Midway through Columbia Pictures’ latest attempt at a blockbuster, “88 Minutes,” Al Pacino’s character is told by the one-dimensional villain to take a good look at his watch. These words spoke to me, so I took them to heart. For the next two hours of my life, which I will never get back, I found myself checking the time incessantly, hoping my pain and suffering would end soon. I’ll admit I went into this movie with big aspirations, but I left wondering if Al Pacino had finally done it. Had he finally joined the ranks of Bruce Willis and Robert De Niro: A-list actors who will settle for D-list roles?
The premise of the movie isn’t all that bad. In fact, on paper, writer Gary Scott Thompson, who wrote “The Fast and the Furious,” might have even convinced me that it could work. But somewhere between putting pen to paper and actually filming the movie, a lot was lost. Director Jon Avnet settles for a burned-out Al Pacino stumbling through a wordy script, accompanied by a knock-off Molly Ringwald as his co-star cohort, Alicia Witt. The script tries to weave some deep-seeded tale but fails and makes you wonder if the movie should have been axed down and just called “8 minutes.”
88 Minutes
WHAT: | A poorly executed thriller about a forensic psychiatrist who only has 88 minutes to live |
WHERE: | Regal Valley River Center Stadium 15 and Gateway Mall Cinemark 17 |
WHO: | Al Pacino, Leelee Sobieski, Alicia Witt Galifianakis |
RATING: | 1/2 out of 5 stars |
Pacino’s character, the infamous Dr. Jack Gramm, is supposed to be a forensic psychiatrist responsible for putting away the likes of some of the world’s most renowned serial killers; however, after watching the movie, you would never know that. Instead, Gramm appears to be more of a womanizing creeper of an old man who gets his kicks playing cops-and-robbers with the local authorities. And in doing so, he makes his fair share of enemies.
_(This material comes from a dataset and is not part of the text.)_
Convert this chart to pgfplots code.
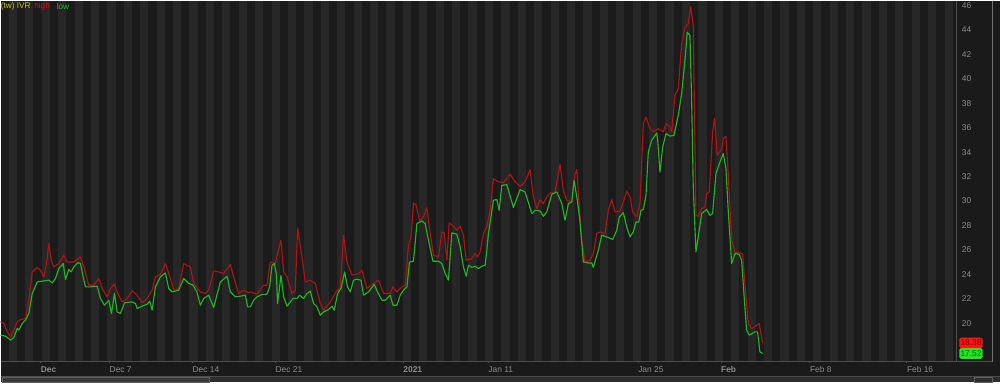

One of these enemies is death row inmate Jon Forster, played by Neal McDonough, who’s about to die by lethal injection as a result of Gramm’s testimony. But despite his being behind bars, someone is still roaming the streets of Seattle committing copycat killings of Forster’s work, leading the geniuses in law enforcement to immediately assume that Gramm’s testimony must be wrong and Forster must be innocent.
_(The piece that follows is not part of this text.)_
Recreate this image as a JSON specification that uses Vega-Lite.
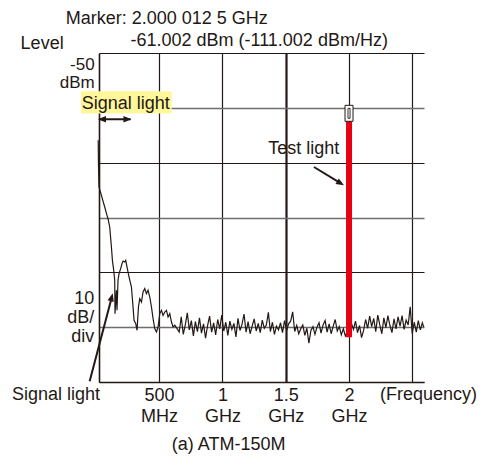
{
  "$schema": "https://vega.github.io/schema/vega-lite/v6.json",
  "width": 325,
  "height": 329,
  "autosize": "none",
  "padding": {"left": 99, "top": 53, "right": 61, "bottom": 74},
  "background": "white",
  "config": {
    "view": {"stroke": null},
    "font": "Liberation Sans",
    "text": {"font": "Liberation Sans", "fontSize": 18, "color": "#231815"}
  },
  "datasets": {
    "trace": [
      {"f":0.0194,"L":-65.92},{"f":0.0217,"L":-70.48},{"f":0.0257,"L":-74.44},{"f":0.0447,"L":-75.95},
      {"f":0.0708,"L":-78.09},{"f":0.0889,"L":-79.60},{"f":0.0968,"L":-80.20},{"f":0.1103,"L":-81.73},
      {"f":0.1158,"L":-83.25},{"f":0.1237,"L":-85.38},{"f":0.1316,"L":-87.81},{"f":0.1419,"L":-89.63},
      {"f":0.1498,"L":-91.45},{"f":0.1522,"L":-97.53},{"f":0.1632,"L":-93.28},{"f":0.1680,"L":-96.93},
      {"f":0.1759,"L":-91.45},{"f":0.1838,"L":-90.23},{"f":0.1972,"L":-89.27},{"f":0.2075,"L":-88.41},
      {"f":0.2154,"L":-87.94},{"f":0.2289,"L":-88.12},{"f":0.2368,"L":-87.81},{"f":0.2470,"L":-89.03},
      {"f":0.2628,"L":-90.85},{"f":0.2818,"L":-92.68},{"f":0.2945,"L":-96.32},{"f":0.3024,"L":-98.75},
      {"f":0.3158,"L":-99.35},{"f":0.3261,"L":-100.57},{"f":0.3372,"L":-96.32},{"f":0.3474,"L":-94.79},
      {"f":0.3609,"L":-95.41},{"f":0.3735,"L":-93.59},{"f":0.3870,"L":-92.97},{"f":0.4004,"L":-93.88},
      {"f":0.4130,"L":-93.28},{"f":0.4265,"L":-94.50},{"f":0.4399,"L":-96.32},{"f":0.4526,"L":-98.44},
      {"f":0.4660,"L":-100.26},{"f":0.4794,"L":-100.88},{"f":0.4921,"L":-99.97},{"f":0.5055,"L":-97.53},
      {"f":0.5190,"L":-96.93},{"f":0.5316,"L":-97.84},{"f":0.5451,"L":-97.24},{"f":0.5585,"L":-96.93},
      {"f":0.5711,"L":-98.15},{"f":0.5846,"L":-97.53},{"f":0.5980,"L":-99.06},{"f":0.6107,"L":-99.97},
      {"f":0.6241,"L":-99.66},{"f":0.6423,"L":-100.27},
      {"f":0.659,"L":-100.9},{"f":0.675,"L":-98.1},{"f":0.691,"L":-101.3},{"f":0.707,"L":-99.6},
      {"f":0.723,"L":-97.4},{"f":0.739,"L":-100.5},{"f":0.755,"L":-98.8},{"f":0.771,"L":-101.6},
      {"f":0.787,"L":-99.0},{"f":0.803,"L":-100.8},{"f":0.819,"L":-98.3},{"f":0.835,"L":-101.1},
      {"f":0.851,"L":-99.4},{"f":0.867,"L":-102.0},{"f":0.883,"L":-99.7},{"f":0.899,"L":-98.0},
      {"f":0.915,"L":-100.9},{"f":0.931,"L":-99.2},{"f":0.947,"L":-101.4},{"f":0.963,"L":-98.6},
      {"f":0.979,"L":-100.3},{"f":0.995,"L":-97.8},{"f":1.011,"L":-100.7},{"f":1.027,"L":-99.1},
      {"f":1.043,"L":-101.5},{"f":1.059,"L":-98.9},{"f":1.075,"L":-100.4},{"f":1.091,"L":-99.3},
      {"f":1.107,"L":-101.8},{"f":1.123,"L":-98.4},{"f":1.139,"L":-100.6},{"f":1.155,"L":-99.5},
      {"f":1.171,"L":-97.6},{"f":1.187,"L":-100.9},{"f":1.203,"L":-99.0},{"f":1.219,"L":-101.2},
      {"f":1.235,"L":-99.8},{"f":1.251,"L":-98.5},{"f":1.267,"L":-100.7},{"f":1.283,"L":-99.3},
      {"f":1.299,"L":-101.0},{"f":1.315,"L":-98.7},{"f":1.331,"L":-100.2},{"f":1.347,"L":-99.6},
      {"f":1.363,"L":-97.3},{"f":1.379,"L":-100.8},{"f":1.395,"L":-99.1},{"f":1.411,"L":-101.3},
      {"f":1.427,"L":-99.8},{"f":1.443,"L":-100.5},{"f":1.459,"L":-99.2},{"f":1.475,"L":-101.0},
      {"f":1.491,"L":-98.8},{"f":1.507,"L":-100.6},{"f":1.523,"L":-99.4},{"f":1.539,"L":-98.9},
      {"f":1.555,"L":-97.2},{"f":1.571,"L":-100.8},{"f":1.587,"L":-99.7},{"f":1.603,"L":-101.2},
      {"f":1.619,"L":-100.3},{"f":1.635,"L":-99.6},{"f":1.651,"L":-101.5},{"f":1.667,"L":-100.2},
      {"f":1.683,"L":-102.9},{"f":1.699,"L":-100.6},{"f":1.715,"L":-99.9},{"f":1.731,"L":-101.3},
      {"f":1.747,"L":-100.0},{"f":1.763,"L":-99.2},{"f":1.779,"L":-101.1},{"f":1.795,"L":-99.6},
      {"f":1.811,"L":-98.8},{"f":1.827,"L":-100.9},{"f":1.843,"L":-99.4},{"f":1.859,"L":-101.2},
      {"f":1.875,"L":-99.8},{"f":1.891,"L":-98.6},{"f":1.907,"L":-100.7},{"f":1.923,"L":-99.9},
      {"f":1.939,"L":-101.4},{"f":1.955,"L":-100.3},{"f":1.971,"L":-101.6},{"f":1.987,"L":-100.8},
      {"f":2.003,"L":-101.5},{"f":2.019,"L":-99.3},{"f":2.035,"L":-100.4},{"f":2.051,"L":-98.9},
      {"f":2.067,"L":-101.0},{"f":2.083,"L":-99.7},{"f":2.099,"L":-101.9},{"f":2.115,"L":-100.6},
      {"f":2.131,"L":-98.6},{"f":2.147,"L":-100.2},{"f":2.163,"L":-98.0},{"f":2.179,"L":-99.9},
      {"f":2.195,"L":-98.4},{"f":2.211,"L":-100.8},{"f":2.227,"L":-97.8},{"f":2.243,"L":-99.6},
      {"f":2.259,"L":-101.2},{"f":2.275,"L":-98.3},{"f":2.291,"L":-100.1},{"f":2.307,"L":-97.9},
      {"f":2.323,"L":-99.7},{"f":2.339,"L":-101.0},{"f":2.355,"L":-98.5},{"f":2.371,"L":-100.3},
      {"f":2.387,"L":-98.1},{"f":2.403,"L":-99.8},{"f":2.419,"L":-97.9},{"f":2.435,"L":-100.4},
      {"f":2.451,"L":-98.7},{"f":2.467,"L":-99.6},{"f":2.483,"L":-96.3},{"f":2.499,"L":-101.2},
      {"f":2.515,"L":-99.1},{"f":2.531,"L":-100.9},{"f":2.547,"L":-98.8},{"f":2.563,"L":-100.5},
      {"f":2.579,"L":-99.2},{"f":2.590,"L":-100.0}
    ],
    "highlight": [{"f":-0.1164,"L":-56.99,"f2":0.5998,"L2":-61.05}],
    "test": [{"f":2.0,"L":-62.46,"L2":-101.85}],
    "marker": [{"f":2.0,"L":-61.0}],
    "arrows": [
      {"f":0.025,"L":-62.09,"f2":0.275,"L2":-62.09},
      {"f":1.723,"L":-70.79,"f2":1.936,"L2":-73.77},
      {"f":-0.048,"L":-109.88,"f2":0.126,"L2":-94.57}
    ],
    "heads": [
      {"f":0.0177,"L":-62.09,"dir":180},
      {"f":0.282,"L":-62.09,"dir":0},
      {"f":1.960,"L":-74.13,"dir":31.4},
      {"f":0.134,"L":-93.83,"dir":284.7}
    ],
    "textLeft": [
      {"t":"Marker: 2.000 012 5 GHz","f":-0.2375,"L":-44.64},
      {"t":"-61.002 dBm (-111.002 dBm/Hz)","f":0.2739,"L":-48.65},
      {"t":"Level","f":-0.5933,"L":-49.29},
      {"t":"Signal light","f":-0.1111,"L":-60.14},
      {"t":"Test light","f":1.3617,"L":-68.35},
      {"t":"Signal light","f":-0.662,"L":-113.34},
      {"t":"(Frequency)","f":2.2447,"L":-113.34}
    ],
    "scaleTop": [
      {"t":"-50\ndBm","f":-0.0083,"L":-53.16}
    ],
    "scaleDiv": [
      {"t":"10\ndB/\ndiv","f":-0.0120,"L":-95.83}
    ],
    "textCenter": [
      {"t":"(a) ATM-150M","f":1.0494,"L":-122.46}
    ]
  },
  "encoding": {
    "x": {
      "field": "f", "type": "quantitative",
      "scale": {"domain": [0.0257, 2.592], "nice": false, "zero": false},
      "axis": {
        "title": null,
        "values": [0.5, 1, 1.5, 2, 2.5],
        "grid": true,
        "gridColor": "#231815",
        "gridOpacity": 1,
        "gridWidth": {"condition": {"test": "datum.value == 1.5", "value": 2.2}, "value": 1.2},
        "ticks": false,
        "domain": true,
        "domainColor": "#231815",
        "domainWidth": 1.6,
        "labelExpr": "datum.value == 0.5 ? ['500','MHz'] : datum.value == 2.5 ? '' : [toString(datum.value), 'GHz']",
        "labelFont": "Liberation Sans",
        "labelFontSize": 18,
        "labelColor": "#231815",
        "labelBaseline": "alphabetic",
        "labelPadding": 18,
        "labelLineHeight": 21.7,
        "labelOverlap": false,
        "labelFlush": false,
        "labelBound": false
      }
    },
    "y": {
      "field": "L", "type": "quantitative",
      "scale": {"domain": [-110, -50], "nice": false, "zero": false},
      "axis": {
        "title": null,
        "values": [-50, -60, -70, -80, -90, -100, -110],
        "grid": true,
        "gridColor": {"condition": {"test": "datum.value == -60 || datum.value == -80 || datum.value == -100", "value": "#6e6e6e"}, "value": "#231815"},
        "gridOpacity": 1,
        "gridWidth": {"condition": {"test": "datum.value == -60 || datum.value == -80 || datum.value == -100", "value": 1.6}, "value": 1.2},
        "ticks": false,
        "labels": false,
        "domain": true,
        "domainColor": "#231815",
        "domainWidth": 1.6
      }
    }
  },
  "layer": [
    {
      "data": {"name": "highlight"},
      "mark": {"type": "rect", "fill": "#fff799"},
      "encoding": {"x2": {"field": "f2"}, "y2": {"field": "L2"}}
    },
    {
      "data": {"name": "trace"},
      "mark": {"type": "line", "color": "#231815", "strokeWidth": 1.2}
    },
    {
      "data": {"name": "test"},
      "mark": {"type": "rule", "color": "#e60012", "strokeWidth": 6, "strokeCap": "butt"},
      "encoding": {"y2": {"field": "L2"}}
    },
    {
      "data": {"name": "marker"},
      "mark": {"type": "point", "shape": "M-0.5,-1H0.5V1H-0.5Z", "size": 256, "filled": false, "fill": "white", "stroke": "#231815", "strokeWidth": 1, "opacity": 1, "fillOpacity": 1, "strokeOpacity": 1}
    },
    {
      "data": {"name": "marker"},
      "mark": {"type": "point", "shape": "M-0.13,-0.62H0.13V0.62H-0.13Z", "size": 256, "filled": false, "fill": "white", "stroke": "#231815", "strokeWidth": 0.9, "opacity": 1, "fillOpacity": 1, "strokeOpacity": 1}
    },
    {
      "data": {"name": "arrows"},
      "mark": {"type": "rule", "color": "#231815", "strokeWidth": 2},
      "encoding": {"x2": {"field": "f2"}, "y2": {"field": "L2"}}
    },
    {
      "data": {"name": "heads"},
      "mark": {"type": "point", "shape": "M0,0L-2,-0.8L-2,0.8Z", "size": 64, "filled": true, "color": "#231815", "opacity": 1},
      "encoding": {"angle": {"field": "dir", "type": "quantitative", "scale": null}}
    },
    {
      "data": {"name": "textLeft"},
      "mark": {"type": "text", "align": "left", "baseline": "alphabetic", "fontSize": 18, "font": "Liberation Sans", "color": "#231815"},
      "encoding": {"text": {"field": "t"}}
    },
    {
      "data": {"name": "scaleTop"},
      "mark": {"type": "text", "align": "right", "baseline": "alphabetic", "fontSize": 17, "font": "Liberation Sans", "color": "#231815", "lineBreak": "\n", "lineHeight": 17.7},
      "encoding": {"text": {"field": "t"}}
    },
    {
      "data": {"name": "scaleDiv"},
      "mark": {"type": "text", "align": "right", "baseline": "alphabetic", "fontSize": 18, "font": "Liberation Sans", "color": "#231815", "lineBreak": "\n", "lineHeight": 18.8},
      "encoding": {"text": {"field": "t"}}
    },
    {
      "data": {"name": "textCenter"},
      "mark": {"type": "text", "align": "center", "baseline": "alphabetic", "fontSize": 18, "font": "Liberation Sans", "color": "#231815"},
      "encoding": {"text": {"field": "t"}}
    }
  ]
}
At the same time, Gramm receives a cryptic call from a robotic voice informing him he has just 88 minutes to live. Gramm, being the superhero psychiatrist he is, deduces that he, along with a handful of his grad students, would be best fit to solve the mystery, so for a vast majority of the movie he keeps anyone who might actually be fit to handle the job in the dark.
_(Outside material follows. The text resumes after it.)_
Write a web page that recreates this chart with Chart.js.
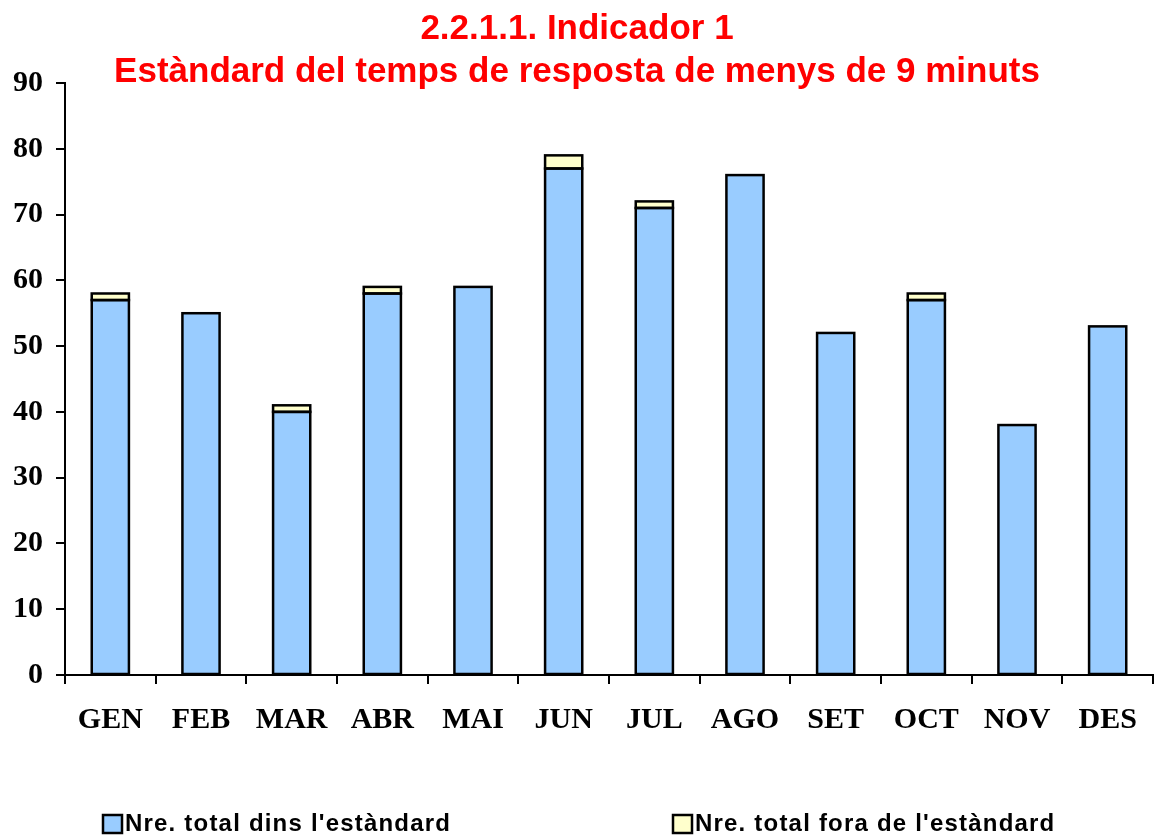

What ensues is a run-around of illogical twists and turns that drag on for far too long and set up an ending that I couldn’t make up if I tried. I won’t be a spoiler of this spoiled film, but I will say that if, and I do stress the “if,” you are able to make it to the end of this film, you will be blown away by just how bad a movie really can get.
If you’re forced to see this movie, then try to look for the few bright spots where Pacino gets irate and shows flashes of his days of yelling passionately in “Scent of a Woman.”
If you’re not forced to see it, then don’t. Save your money. Rent “The Godfather.”